As a parent and a concerned adult in the lives of many kids, I have learned a couple of things. First, I find that being honest is the best policy. I remember being a teenager; I made poor decisions and did things I knew better than doing; I have never pretended to have been a perfect teenager because kids see through that crap in about half a second, and it teaches them nothing except to lie and hide things from you. Second, when kids do things they are not supposed to do and make decisions we know are bad, it usually has nothing at all to do with the parents or their parenting skills - the majority of parents do their best to do right by their children - and the majority of teenagers are only thinking about themselves and what they want when they are driving the adults around them crazy and worrying them to death - that's just basic adolescent psychology.
I guess my point is this, be honest with the kids in your life and with yourself as well. Don't pretend you were a saint and don't fool yourself into believing the kids are saints. Adolescence is difficult enough without subjecting children to a perfect ideal that the adults in their lives believe they should hold themselves to, or worse yet putting them in a situation where in their still-developing brains, lying to the adults who care about them seems better than letting them down.”

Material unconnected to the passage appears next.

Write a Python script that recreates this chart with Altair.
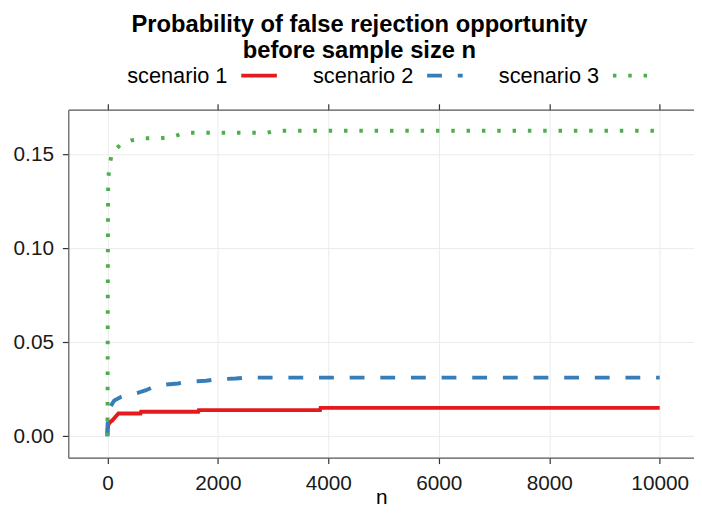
import altair as alt
import pandas as pd

# ---- data ----
scenarios = ["scenario 1", "scenario 2", "scenario 3"]

n1 = [0, 5, 18, 50, 95, 150, 200, 600, 610, 1645, 1655, 3850, 3860, 10000]
p1 = [0.0007, 0.004, 0.0063, 0.0075, 0.0086, 0.0105, 0.0121, 0.0121, 0.0130,
      0.0130, 0.0139, 0.0139, 0.0151, 0.0151]

n2 = [0, 3, 15, 36, 80, 125, 250, 354, 563, 700, 831, 951, 1279, 1428, 1786,
      1964, 2322, 2501, 10000]
p2 = [0.0, 0.006, 0.011, 0.0147, 0.017, 0.019, 0.021, 0.0219, 0.0232, 0.0245,
      0.0263, 0.0272, 0.0281, 0.0289, 0.0295, 0.0303, 0.0307, 0.0312, 0.0312]

n3 = [0, 3, 6, 10, 14, 38, 85, 235, 432, 682, 951, 1201, 1416, 2900, 3038, 10000]
p3 = [0.0, 0.014, 0.06, 0.11, 0.1365, 0.1442, 0.1511, 0.1551, 0.1575, 0.1586,
      0.1586, 0.1596, 0.1616, 0.1616, 0.1626, 0.1626]

x_ticks = [0, 2000, 4000, 6000, 8000, 10000]
y_ticks = [0.0, 0.05, 0.10, 0.15]

colors = ["#E41A1C", "#377EB8", "#4DAF4A"]
dashes = [[1, 0], [15, 16], [3.5, 12]]

rows = []
for name, ns, ps in zip(scenarios, [n1, n2, n3], [p1, p2, p3]):
    for a, b in zip(ns, ps):
        rows.append({"scenario": name, "n": a, "p": b})
df = pd.DataFrame(rows)

FONT = "Liberation Sans"

xscale = alt.Scale(domain=[-708, 10621], nice=False, zero=False)
yscale = alt.Scale(domain=[-0.01142, 0.17384], nice=False, zero=False)

leg = alt.Legend(
    title=None, orient="none", legendX=173, legendY=-54.5,
    direction="horizontal", symbolType="stroke", symbolSize=1296,
    symbolStrokeWidth=4, labelAlign="right", labelOffset={"expr": "-52"},
    labelFontSize=22, labelFont=FONT, labelColor="black",
    columnPadding=28, labelLimit=300,
)

base = alt.Chart(df)

lines = base.mark_line(strokeWidth=4, strokeCap="butt", clip=True).encode(
    x=alt.X("n:Q", scale=xscale,
            axis=alt.Axis(values=x_ticks, title="n", grid=True, format="d",
                          tickSize=6, labelPadding=9, titleY=46,
                          titleBaseline="alphabetic")),
    y=alt.Y("p:Q", scale=yscale,
            axis=alt.Axis(values=y_ticks, format=".2f", title=None, grid=True,
                          tickSize=6, labelPadding=9)),
    color=alt.Color("scenario:N", scale=alt.Scale(domain=scenarios, range=colors), legend=leg),
    strokeDash=alt.StrokeDash("scenario:N", scale=alt.Scale(domain=scenarios, range=dashes), legend=leg),
)

top = base.mark_point(opacity=0).encode(
    x=alt.X("n:Q", scale=xscale,
            axis=alt.Axis(orient="top", values=x_ticks, labels=False, title=None,
                          grid=False, tickSize=6)),
)

chart = alt.layer(lines, top).resolve_axis(x="independent").properties(
    width=633, height=352,
    autosize=alt.AutoSizeParams(type="none"),
    padding={"left": 61, "top": 100, "right": 0, "bottom": 47},
    title=alt.Title(
        ["Probability of false rejection opportunity", "before sample size n"],
        fontSize=24, fontWeight="bold", font=FONT, color="black",
        anchor="middle", frame="group", dx=-22, offset=0, dy=7, lineHeight=26,
    ),
).configure(font=FONT).configure_view(stroke=None).configure_axis(
    labelFontSize=21, labelFont=FONT, labelColor="#1a1a1a",
    titleFontSize=21, titleFont=FONT, titleColor="black", titleFontWeight="normal",
    gridColor="#EBEBEB", gridWidth=1,
    domainColor="#555555", domainWidth=1.2,
    tickColor="#333333", tickWidth=1.2,
)

chart.save("out.html", embed_options={"renderer": "svg", "actions": False})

Being honest and open with the kids in your life will not
guarantee they won’t still make bad decisions. In fact, I can almost assure you
they will, but they will be more likely to talk to you about what’s happening
in their lives and to confide in you when they are struggling with decisions. Listen
to what they have to say, give them straightforward answers, and try your best
to guide them in the right direction. Don’t be offended or disappointed if they
still decide to follow a different path – it is just the egocentric nature of
adolescence, not a reflection on you. And above all else, remember this – there
are no bad kids, they are all just kids.